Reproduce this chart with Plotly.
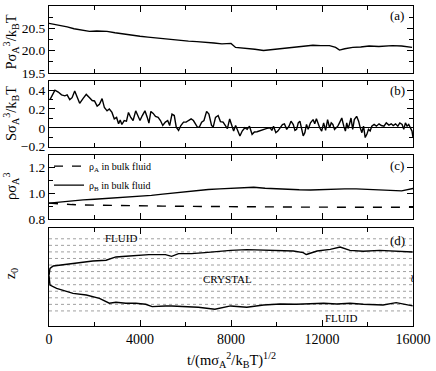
import plotly.graph_objects as go

# (a) pressure
t_p = [0, 250, 500, 800, 1100, 1400, 1780, 2100, 2550, 2900, 3270, 3600, 4000, 4350, 4720,
       5100, 5440, 5800, 6130, 6500, 6850, 7250, 7600, 7900, 8000, 8200, 8450, 8700, 9050,
       9430, 9800, 10160, 10500, 10870, 11250, 11600, 11950, 12330, 12600, 12770, 13000,
       13350, 13700, 14070, 14500, 15090, 15500, 15960]
pressure = [20.61, 20.59, 20.57, 20.53, 20.49, 20.46, 20.43, 20.44, 20.43, 20.40, 20.37, 20.35,
            20.32, 20.30, 20.28, 20.27, 20.24, 20.22, 20.21, 20.20, 20.19, 20.17, 20.15, 20.17,
            20.16, 20.07, 20.06, 20.04, 20.03, 20.00, 20.02, 20.04, 20.05, 20.07, 20.09, 20.12,
            20.11, 20.11, 20.07, 20.01, 20.04, 20.07, 20.08, 20.10, 20.09, 20.11, 20.10, 20.07]

# (b) S
t_s = [43, 261, 406, 551, 696, 797, 913, 1015, 1130, 1246, 1348, 1493, 1638, 1783, 1899, 2000,
       2116, 2217, 2333, 2435, 2551, 2652, 2768, 2870, 2971, 3058, 3130, 3203, 3304, 3406, 3493,
       3594, 3696, 3812, 3913, 4000, 4101, 4217, 4319, 4391, 4478, 4580, 4681, 4797, 4899, 5000,
       5116, 5217, 5304, 5406, 5507, 5594, 5696, 5797, 5913, 6029, 6130, 6246, 6348, 6420, 6522,
       6609, 6710, 6812, 6928, 7029, 7145, 7217, 7319, 7435, 7536, 7652, 7754, 7841, 7942, 8044,
       8116, 8203, 8275, 8392, 8493, 8609, 8710, 8812, 8928, 9029, 9145, 9290, 9435, 9580, 9725,
       9797, 9870, 9971, 10058, 10159, 10261, 10348, 10449, 10551, 10638, 10739, 10812, 10884,
       10957, 11029, 11101, 11174, 11246, 11319, 11391, 11493, 11609, 11681, 11754, 11826, 11899,
       11986, 12072, 12159, 12246, 12333, 12406, 12478, 12551, 12623, 12696, 12768, 12870, 12957,
       13029, 13087, 13145, 13203, 13275, 13348, 13420, 13522, 13609, 13681, 13754, 13826, 13899,
       13971, 14043, 14116, 14188, 14290, 14391, 14507, 14609, 14725, 14826, 14942, 15043, 15130,
       15232, 15333, 15420, 15522, 15594, 15667, 15739, 15812, 15884, 15957, 16000]
s_val = [0.30, 0.40, 0.38, 0.35, 0.34, 0.35, 0.30, 0.32, 0.39, 0.32, 0.26, 0.31, 0.355, 0.32,
         0.29, 0.285, 0.23, 0.25, 0.31, 0.215, 0.18, 0.20, 0.163, 0.094, 0.11, 0.042, 0.083,
         0.035, 0.077, 0.07, 0.163, 0.11, 0.077, 0.18, 0.13, 0.077, 0.13, 0.18, 0.11, 0.05,
         0.174, 0.153, 0.12, 0.11, 0.077, 0.024, 0.06, 0.077, 0.024, 0.146, 0.13, 0.007, -0.028,
         0.024, 0.06, 0.06, 0.077, 0.094, 0.077, 0.042, 0.007, 0.007, 0.06, 0.077, 0.174, 0.146,
         0.024, 0.007, 0.11, 0.13, 0.066, 0.06, 0.024, -0.01, 0.094, 0.007, -0.035, 0.024,
         -0.017, -0.087, -0.035, 0.0, -0.017, 0.017, -0.07, -0.045, -0.042, -0.028, -0.021,
         -0.007, 0.0, -0.028, 0.017, -0.052, -0.035, 0.0, 0.035, 0.042, -0.017, 0.017, 0.07,
         0.035, -0.028, -0.017, 0.052, 0.07, -0.017, -0.087, -0.052, 0.035, -0.017, 0.052, 0.087,
         0.042, 0.097, 0.042, 0.0, -0.035, 0.052, -0.028, 0.087, 0.0, 0.052, 0.035, -0.017, 0.0,
         0.017, 0.052, 0.104, 0.017, -0.035, 0.052, -0.007, 0.035, 0.104, -0.017, 0.087, 0.122,
         0.07, 0.0, -0.052, 0.017, -0.104, -0.07, -0.017, -0.035, 0.017, 0.035, 0.017, 0.042,
         0.024, 0.017, 0.052, 0.028, 0.042, 0.024, 0.042, 0.017, 0.052, 0.035, -0.017, 0.052,
         0.017, 0.035, 0.0, -0.035, -0.104]

# (c) densities
t_rho = [0, 500, 1000, 1500, 2000, 2500, 3000, 3500, 4000, 4500, 5000, 5500, 6000, 6500, 7000,
         7500, 8000, 8500, 9000, 9500, 10000, 10500, 11000, 11500, 12000, 12500, 13000, 13500,
         14000, 14500, 15000, 15500, 16000]
rho_a = [0.925, 0.918, 0.914, 0.911, 0.909, 0.907, 0.906, 0.905, 0.904, 0.903, 0.902, 0.901,
         0.900, 0.899, 0.898, 0.897, 0.897, 0.896, 0.896, 0.895, 0.895, 0.895, 0.894, 0.894,
         0.894, 0.894, 0.893, 0.893, 0.893, 0.893, 0.893, 0.893, 0.893]
rho_b = [0.925, 0.935, 0.945, 0.95, 0.955, 0.96, 0.965, 0.97, 0.975, 0.985, 0.995, 1.005, 1.012,
         1.02, 1.03, 1.035, 1.04, 1.045, 1.048, 1.04, 1.035, 1.03, 1.028, 1.026, 1.03, 1.035,
         1.035, 1.035, 1.03, 1.028, 1.022, 1.02, 1.038]

# (d) interface positions
t_up = [0, 43, 187, 770, 1348, 1926, 2509, 2943, 3378, 3957, 4391, 5117, 5391, 5696, 6261, 6857,
        7435, 7987, 8696, 9435, 10161, 10739, 11174, 11304, 11348, 11783, 12361, 12796, 13230,
        13813, 14535, 15261, 15987]
z_up = [6.4, 7.47, 7.86, 8.12, 8.47, 8.62, 8.73, 9.23, 9.33, 9.48, 9.59, 9.59, 9.33, 9.74, 9.74,
        9.89, 10.09, 10.24, 10.35, 10.24, 10.14, 10.14, 9.89, 9.59, 9.64, 10.14, 10.39, 10.74,
        10.24, 10.09, 10.24, 10.14, 9.98]
t_lo = [0, 43, 335, 1057, 1639, 2217, 2652, 2943, 3378, 3813, 4248, 4535, 5117, 5391, 6565,
        7291, 7987, 8696, 9435, 10161, 10870, 11609, 12075, 12652, 13230, 13813, 14683, 15261,
        15987]
z_lo = [6.4, 4.94, 4.44, 3.68, 3.42, 2.92, 2.17, 2.32, 2.17, 2.17, 2.02, 1.65, 1.76, 1.76, 1.56,
        1.26, 1.76, 1.56, 1.91, 2.06, 2.02, 2.17, 2.17, 2.06, 2.17, 2.02, 1.91, 2.26, 1.76]
planes = list(range(1, 13))

FONT = "Liberation Serif"
ln = dict(color="black", width=1.4)

data = [
    go.Scatter(x=t_p, y=pressure, mode="lines", line=ln, showlegend=False, xaxis="x", yaxis="y"),
    go.Scatter(x=t_s, y=s_val, mode="lines", line=ln, showlegend=False, xaxis="x2", yaxis="y2"),
    go.Scatter(x=t_rho, y=rho_a, mode="lines", name="ρ<sub>A</sub> in bulk fluid",
               line=dict(color="black", width=1.4, dash="dash"), xaxis="x3", yaxis="y3"),
    go.Scatter(x=t_rho, y=rho_b, mode="lines", name="ρ<sub>B</sub> in bulk fluid",
               line=ln, xaxis="x3", yaxis="y3"),
]
# lattice planes
for z in planes:
    data.append(go.Scatter(x=[0, 16000], y=[z, z], mode="lines", showlegend=False,
                           line=dict(color="#a0a0a0", width=1, dash="dot"), xaxis="x4", yaxis="y4"))
data.append(go.Scatter(x=t_up, y=z_up, mode="lines", line=ln, showlegend=False, xaxis="x4", yaxis="y4"))
data.append(go.Scatter(x=t_lo, y=z_lo, mode="lines", line=ln, showlegend=False, xaxis="x4", yaxis="y4"))


def axis(**kw):
    a = dict(showline=True, linecolor="black", mirror="ticks",
             ticks="inside", ticklen=6, tickwidth=1, tickcolor="black",
             showgrid=False, zeroline=False,
             tickfont=dict(family=FONT, size=13.5, color="black"))
    a.update(kw)
    return a


def xaxis(anchor, labels):
    return axis(anchor=anchor, domain=[0, 1], range=[0, 16000], tickmode="linear", tick0=0,
                dtick=4000, tickformat="d", showticklabels=labels,
                tickfont=dict(family=FONT, size=14, color="black"),
                minor=dict(ticks="inside", tick0=0, dtick=2000, ticklen=4, tickwidth=1,
                           tickcolor="black"))


def yminor(t0, dt):
    return dict(ticks="inside", tick0=t0, dtick=dt, ticklen=4, tickwidth=1, tickcolor="black")


layout = go.Layout(
    width=436, height=371,
    margin=dict(l=49, r=19, t=5, b=45),
    paper_bgcolor="white", plot_bgcolor="white",
    font=dict(family=FONT, color="black"),
    xaxis=xaxis("y", False),
    xaxis2=xaxis("y2", False),
    xaxis3=xaxis("y3", False),
    xaxis4=xaxis("y4", True),
    yaxis=axis(anchor="x", domain=[0.7913, 1.0], range=[19.5, 21.0], tickmode="linear",
               tick0=19.5, dtick=0.5, tickformat=".1f", minor=yminor(19.5, 0.25)),
    yaxis2=axis(anchor="x2", domain=[0.5607, 0.7664], range=[-0.2, 0.5], tickmode="linear",
                tick0=-0.2, dtick=0.2, zeroline=True, zerolinecolor="black", zerolinewidth=1.3,
                minor=yminor(-0.2, 0.1)),
    yaxis3=axis(anchor="x3", domain=[0.3333, 0.5358], range=[0.8, 1.3], tickmode="linear",
                tick0=0.8, dtick=0.2, tickformat=".1f", minor=yminor(0.8, 0.1)),
    yaxis4=axis(anchor="x4", domain=[0.0, 0.3053], range=[-1.3, 13.6], ticks="",
                showticklabels=False),
    legend=dict(x=0.0, y=0.545, xanchor="left", yanchor="top", bgcolor="rgba(0,0,0,0)",
                font=dict(family=FONT, size=10, color="black"), tracegroupgap=0,
                itemwidth=30),
)

fig = go.Figure(data=data, layout=layout)

tf = dict(family=FONT, size=14.5, color="black")
ytitles = [("Pσ<sub>A</sub><sup>3</sup>/k<sub>B</sub>T", 0.886),
           ("Sσ<sub>A</sub><sup>3</sup>/k<sub>B</sub>T", 0.663),
           ("ρσ<sub>A</sub><sup>3</sup>", 0.435),
           ("z<sub>0</sub>", 0.165)]
for txt, yy in ytitles:
    fig.add_annotation(text=txt, xref="paper", yref="paper", x=-0.104, y=yy, textangle=-90,
                       showarrow=False, font=tf, xanchor="center", yanchor="middle")
fig.add_annotation(text="t/(mσ<sub>A</sub><sup>2</sup>/k<sub>B</sub>T)<sup>1/2</sup>", xref="paper",
                   yref="paper", x=0.5, y=-0.105, showarrow=False, font=tf, yanchor="middle")

lab = dict(family=FONT, size=13, color="black")
for lbl, yy in [("(a)", 0.969), ("(b)", 0.735), ("(c)", 0.502), ("(d)", 0.268)]:
    fig.add_annotation(text=lbl, xref="paper", yref="paper", x=0.957, y=yy, showarrow=False,
                       font=lab, xanchor="center", yanchor="middle")

small = dict(family=FONT, size=11, color="black")
fig.add_annotation(text="FLUID", x=3170, y=12.1, xref="x4", yref="y4", showarrow=False, font=small)
fig.add_annotation(text="CRYSTAL", x=7830, y=5.92, xref="x4", yref="y4", showarrow=False, font=small)
fig.add_annotation(text="FLUID", x=12830, y=-0.14, xref="x4", yref="y4", showarrow=False, font=small)
fig.add_annotation(text="≀", x=15950, y=5.92, xref="x4", yref="y4", showarrow=False,
                   font=dict(family="DejaVu Serif", size=11, color="black"))

fig.write_html("out.html", config={"displayModeBar": False},
               post_script="document.body.style.margin='0px';")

◆ **TASK DESCRIPTION**: Starting at the top of the listing above, please restate word for word each line up to and including the one that holds "import plotly.graph_objects as go", omitting every image.

◆ **RIGHT ANSWER**:
Reproduce this chart with Plotly.
import plotly.graph_objects as go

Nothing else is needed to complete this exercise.